Rapid Mixing for Colorings via Spectral Independence

TL;DR

This paper extends the spectral independence method to colorings, proving polynomial mixing times for Glauber dynamics on triangle-free graphs with certain q, improving previous bounds and simplifying analysis.

Contribution

It develops a spectral independence framework for colorings, achieving polynomial mixing times with bounds independent of maximum degree and number of colors, simplifying previous complex methods.

Findings

Polynomial mixing time for q-colorings on triangle-free graphs with q ≥ αΔ+1.

Improved bounds compared to previous methods requiring larger girth or dependence on Δ and q.

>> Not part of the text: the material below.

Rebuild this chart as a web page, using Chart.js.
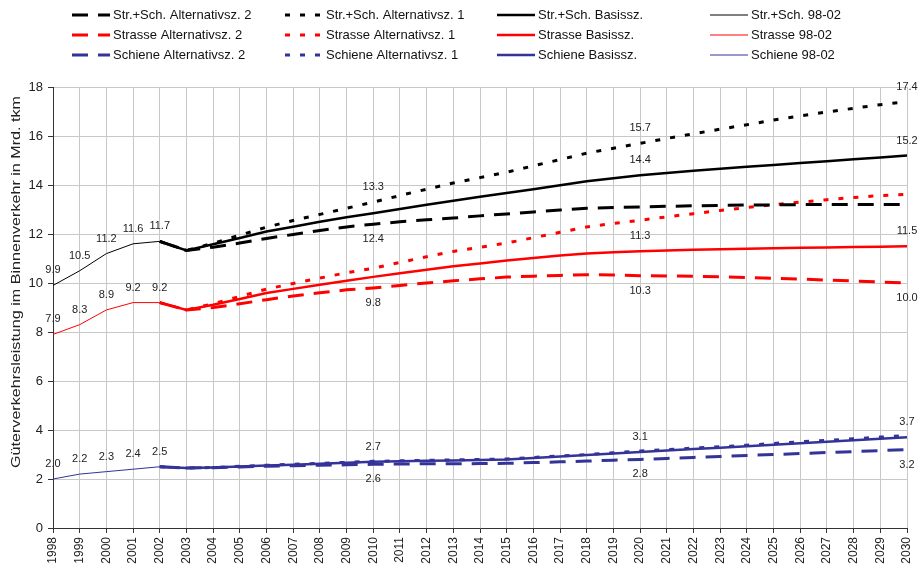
<!DOCTYPE html>
<html>
<head>
    <meta charset="utf-8" />
    <title>Güterverkehrsleistung im Binnenverkehr</title>
    <script src="https://cdn.jsdelivr.net/npm/chart.js"></script>
    <style>
        body { margin: 0; padding: 0; background: #fff; }
        #wrap { width: 920px; height: 566px; }
    </style>
</head>
<body>
    <div id="wrap"><canvas id="chart" width="920" height="566"></canvas></div>
    <script>
        // years on the x axis
        var years = [];
        for (var y = 1998; y <= 2030; y++) years.push(String(y));

        // 1998-2002 (observed)
        var strSch9802  = [9.9, 10.5, 11.2, 11.6, 11.7];
        var strasse9802 = [7.9, 8.3, 8.9, 9.2, 9.2];
        var schiene9802 = [2.0, 2.2, 2.3, 2.4, 2.5];

        // scenarios 2002-2030
        var strSchBasis = [11.7, 11.33, 11.58, 11.84, 12.1, 12.3, 12.5, 12.68, 12.85, 13.02, 13.19, 13.36, 13.52, 13.67, 13.83,
            13.99, 14.15, 14.28, 14.4, 14.49, 14.58, 14.66, 14.74, 14.82, 14.9, 14.97, 15.05, 15.12, 15.2];
        var strSchAlt1 = [11.7, 11.33, 11.62, 11.95, 12.28, 12.55, 12.8, 13.05, 13.3, 13.57, 13.83, 14.08, 14.3, 14.52, 14.78,
            15.04, 15.3, 15.5, 15.7, 15.9, 16.09, 16.28, 16.46, 16.65, 16.82, 16.98, 17.13, 17.28, 17.4];
        var strSchAlt2 = [11.7, 11.33, 11.46, 11.63, 11.82, 11.98, 12.14, 12.29, 12.4, 12.5, 12.58, 12.65, 12.74, 12.82, 12.9,
            12.98, 13.05, 13.08, 13.1, 13.13, 13.15, 13.17, 13.18, 13.19, 13.2, 13.2, 13.2, 13.2, 13.2];

        var strasseBasis = [9.2, 8.9, 9.11, 9.35, 9.59, 9.76, 9.93, 10.09, 10.25, 10.4, 10.54, 10.68, 10.8, 10.92, 11.02,
            11.12, 11.2, 11.26, 11.3, 11.33, 11.36, 11.38, 11.4, 11.42, 11.44, 11.45, 11.47, 11.48, 11.5];
        var strasseAlt1 = [9.2, 8.9, 9.15, 9.45, 9.75, 9.98, 10.2, 10.42, 10.6, 10.84, 11.07, 11.29, 11.46, 11.63, 11.85,
            12.07, 12.29, 12.43, 12.56, 12.7, 12.83, 12.96, 13.08, 13.2, 13.3, 13.4, 13.49, 13.57, 13.62];
        var strasseAlt2 = [9.2, 8.9, 9.0, 9.15, 9.32, 9.47, 9.6, 9.72, 9.8, 9.9, 10.0, 10.09, 10.17, 10.24, 10.28,
            10.31, 10.34, 10.33, 10.3, 10.29, 10.27, 10.25, 10.22, 10.19, 10.16, 10.12, 10.08, 10.04, 10.0];

        var schieneBasis = [2.5, 2.45, 2.47, 2.51, 2.55, 2.58, 2.62, 2.66, 2.7, 2.72, 2.74, 2.76, 2.78, 2.8, 2.86,
            2.92, 2.98, 3.04, 3.1, 3.16, 3.22, 3.28, 3.34, 3.4, 3.46, 3.52, 3.58, 3.64, 3.7];
        var schieneAlt1 = [2.5, 2.45, 2.47, 2.52, 2.56, 2.6, 2.64, 2.68, 2.72, 2.74, 2.76, 2.78, 2.8, 2.82, 2.88,
            2.94, 3.0, 3.07, 3.14, 3.2, 3.26, 3.32, 3.38, 3.45, 3.52, 3.58, 3.64, 3.71, 3.78];
        var schieneAlt2 = [2.5, 2.45, 2.46, 2.49, 2.52, 2.54, 2.56, 2.58, 2.6, 2.61, 2.62, 2.62, 2.63, 2.64, 2.67,
            2.7, 2.73, 2.77, 2.8, 2.84, 2.88, 2.92, 2.96, 3.0, 3.04, 3.08, 3.12, 3.16, 3.2];

        // value labels: [dataset id, year, above/below]
        var valueLabels = [
            ['strSch9802', 1998, 'up'], ['strSch9802', 1999, 'up'], ['strSch9802', 2000, 'up'], ['strSch9802', 2001, 'up'], ['strSch9802', 2002, 'up'],
            ['strasse9802', 1998, 'up'], ['strasse9802', 1999, 'up'], ['strasse9802', 2000, 'up'], ['strasse9802', 2001, 'up'], ['strasse9802', 2002, 'up'],
            ['schiene9802', 1998, 'up'], ['schiene9802', 1999, 'up'], ['schiene9802', 2000, 'up'], ['schiene9802', 2001, 'up'], ['schiene9802', 2002, 'up'],
            ['strSchAlt1', 2010, 'up'], ['strSchAlt1', 2020, 'up'], ['strSchAlt1', 2030, 'up'],
            ['strSchBasis', 2020, 'up'], ['strSchBasis', 2030, 'up'],
            ['strSchAlt2', 2010, 'down'],
            ['strasseBasis', 2020, 'up'], ['strasseBasis', 2030, 'up'],
            ['strasseAlt2', 2010, 'down'], ['strasseAlt2', 2020, 'down'], ['strasseAlt2', 2030, 'down'],
            ['schieneBasis', 2010, 'up'], ['schieneBasis', 2020, 'up'], ['schieneBasis', 2030, 'up'],
            ['schieneAlt2', 2010, 'down'], ['schieneAlt2', 2020, 'down'], ['schieneAlt2', 2030, 'down']
        ];

        var BLACK = '#000000', RED = '#ff0000', BLUE = '#333399';

        function hist(vals) {
            var out = years.map(function () { return null; });
            vals.forEach(function (v, i) { out[i] = v; });
            return out;
        }
        function scen(vals) {
            var out = years.map(function () { return null; });
            vals.forEach(function (v, i) { out[i + 4] = v; });
            return out;
        }

        var styles = {
            alt2:  { borderWidth: 3, borderDash: [16, 10] },
            alt1:  { borderWidth: 3, borderDash: [5, 10] },
            basis: { borderWidth: 2.5, borderDash: [] },
            hist:  { borderWidth: 1, borderDash: [] }
        };

        function makeSet(id, label, data, color, kind) {
            return {
                id: id, label: label, data: data, kind: kind,
                borderColor: color, backgroundColor: color,
                borderWidth: styles[kind].borderWidth,
                borderDash: styles[kind].borderDash,
                borderCapStyle: 'butt',
                pointRadius: 0, tension: 0, fill: false, spanGaps: false
            };
        }

        var datasets = [
            makeSet('strSch9802', 'Str.+Sch. 98-02', hist(strSch9802), BLACK, 'hist'),
            makeSet('strasse9802', 'Strasse 98-02', hist(strasse9802), RED, 'hist'),
            makeSet('schiene9802', 'Schiene 98-02', hist(schiene9802), BLUE, 'hist'),
            makeSet('strSchAlt2', 'Str.+Sch. Alternativsz. 2', scen(strSchAlt2), BLACK, 'alt2'),
            makeSet('strasseAlt2', 'Strasse Alternativsz. 2', scen(strasseAlt2), RED, 'alt2'),
            makeSet('schieneAlt2', 'Schiene Alternativsz. 2', scen(schieneAlt2), BLUE, 'alt2'),
            makeSet('strSchAlt1', 'Str.+Sch. Alternativsz. 1', scen(strSchAlt1), BLACK, 'alt1'),
            makeSet('strasseAlt1', 'Strasse Alternativsz. 1', scen(strasseAlt1), RED, 'alt1'),
            makeSet('schieneAlt1', 'Schiene Alternativsz. 1', scen(schieneAlt1), BLUE, 'alt1'),
            makeSet('strSchBasis', 'Str.+Sch. Basissz.', scen(strSchBasis), BLACK, 'basis'),
            makeSet('strasseBasis', 'Strasse Basissz.', scen(strasseBasis), RED, 'basis'),
            makeSet('schieneBasis', 'Schiene Basissz.', scen(schieneBasis), BLUE, 'basis')
        ];

        // legend grid: columns by scenario, rows by mode
        var legendOrder = [
            ['strSchAlt2', 'strSchAlt1', 'strSchBasis', 'strSch9802'],
            ['strasseAlt2', 'strasseAlt1', 'strasseBasis', 'strasse9802'],
            ['schieneAlt2', 'schieneAlt1', 'schieneBasis', 'schiene9802']
        ];

        var FONT = "Arial, 'Liberation Sans', sans-serif";
        Chart.defaults.font.family = FONT;

        function findSet(chart, id) {
            for (var i = 0; i < chart.data.datasets.length; i++) {
                if (chart.data.datasets[i].id === id) return i;
            }
            return -1;
        }

        var extrasPlugin = {
            id: 'extras',
            afterDatasetsDraw: function (chart) {
                var ctx = chart.ctx;
                ctx.save();
                ctx.font = '11px ' + FONT;
                ctx.fillStyle = '#222';
                ctx.textAlign = 'center';
                ctx.textBaseline = 'middle';
                valueLabels.forEach(function (l) {
                    var di = findSet(chart, l[0]);
                    var idx = years.indexOf(String(l[1]));
                    var pt = chart.getDatasetMeta(di).data[idx];
                    var v = chart.data.datasets[di].data[idx];
                    var dy = l[2] === 'up' ? -15 : 15;
                    ctx.fillText(v.toFixed(1), pt.x, pt.y + dy);
                });
                ctx.restore();
            },
            afterDraw: function (chart) {
                var ctx = chart.ctx;
                // legend
                var colX = [72, 285, 497, 710];
                var rowY = [15, 35, 55];
                ctx.save();
                ctx.font = '13px ' + FONT;
                ctx.textBaseline = 'middle';
                ctx.textAlign = 'left';
                legendOrder.forEach(function (row, r) {
                    row.forEach(function (id, c) {
                        var ds = chart.data.datasets[findSet(chart, id)];
                        var x0 = colX[c], x1 = colX[c] + 38, yy = rowY[r];
                        ctx.beginPath();
                        ctx.strokeStyle = ds.borderColor;
                        ctx.lineWidth = ds.borderWidth;
                        ctx.setLineDash(ds.borderDash);
                        ctx.lineCap = 'butt';
                        ctx.moveTo(x0, yy);
                        ctx.lineTo(x1, yy);
                        ctx.stroke();
                        ctx.setLineDash([]);
                        ctx.fillStyle = '#111';
                        ctx.fillText(ds.label, x1 + 3, yy);
                    });
                });
                ctx.restore();

                // y axis title
                var t = 'Güterverkehrsleistung im Binnenverkehr in Mrd. tkm';
                ctx.save();
                ctx.translate(16, 282);
                ctx.rotate(-Math.PI / 2);
                ctx.font = '13px ' + FONT;
                var w = ctx.measureText(t).width;
                ctx.scale(372 / w, 1);
                ctx.fillStyle = '#222';
                ctx.textAlign = 'center';
                ctx.textBaseline = 'middle';
                ctx.fillText(t, 0, 0);
                ctx.restore();
            }
        };

        new Chart(document.getElementById('chart'), {
            type: 'line',
            data: { labels: years, datasets: datasets },
            options: {
                responsive: false,
                animation: false,
                layout: { padding: { top: 87, right: 13, left: 0, bottom: 0 } },
                plugins: {
                    legend: { display: false },
                    tooltip: { enabled: false }
                },
                scales: {
                    x: {
                        offset: false,
                        grid: { color: '#c8c8c8', tickColor: '#333', tickLength: 5 },
                        border: { color: '#333', width: 1 },
                        ticks: { autoSkip: false, minRotation: 90, maxRotation: 90, padding: 4,
                                 color: '#222', font: { size: 12 } },
                        afterFit: function (s) {
                            s.height = 38;
                            s.paddingLeft = 0;
                            s.paddingRight = 0;
                        }
                    },
                    y: {
                        min: 0, max: 18,
                        grid: { color: '#c8c8c8', tickColor: '#333', tickLength: 5 },
                        border: { color: '#333', width: 1 },
                        ticks: { stepSize: 2, padding: 5, color: '#222', font: { size: 13 } },
                        afterFit: function (s) { s.width = 53; }
                    }
                }
            },
            plugins: [extrasPlugin]
        });
    </script>
</body>
</html>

Simplified analysis avoiding complex coupling and complex plane techniques.

Abstract

The spectral independence approach of Anari et al. (2020) utilized recent results on high-dimensional expanders of Alev and Lau (2020) and established rapid mixing of the Glauber dynamics for the hard-core model defined on weighted independent sets. We develop the spectral independence approach for colorings, and obtain new algorithmic results for the corresponding counting/sampling problems. Let $\alpha^*\approx 1.763$ denote the solution to $\exp(1/x)=x$ and let $\alpha>\alpha^*$. We prove that, for any triangle-free graph $G=(V,E)$ with maximum degree $\Delta$, for all $q\geq\alpha\Delta+1$, the mixing time of the Glauber dynamics for $q$-colorings is polynomial in $n=|V|$, with the exponent of the polynomial independent of $\Delta$ and $q$. In comparison, previous approximate counting results for colorings held for a similar range of $q$ (asymptotically in $\Delta$) but with larger girth requirement or with a running time where the polynomial exponent depended on $\Delta$ and $q$ (exponentially). One further feature of using the spectral independence approach to study colorings is that it avoids many of the technical complications in previous approaches caused by coupling arguments or by passing to the complex plane; the key improvement on the running time is based on relatively simple combinatorial arguments which are then translated into spectral bounds.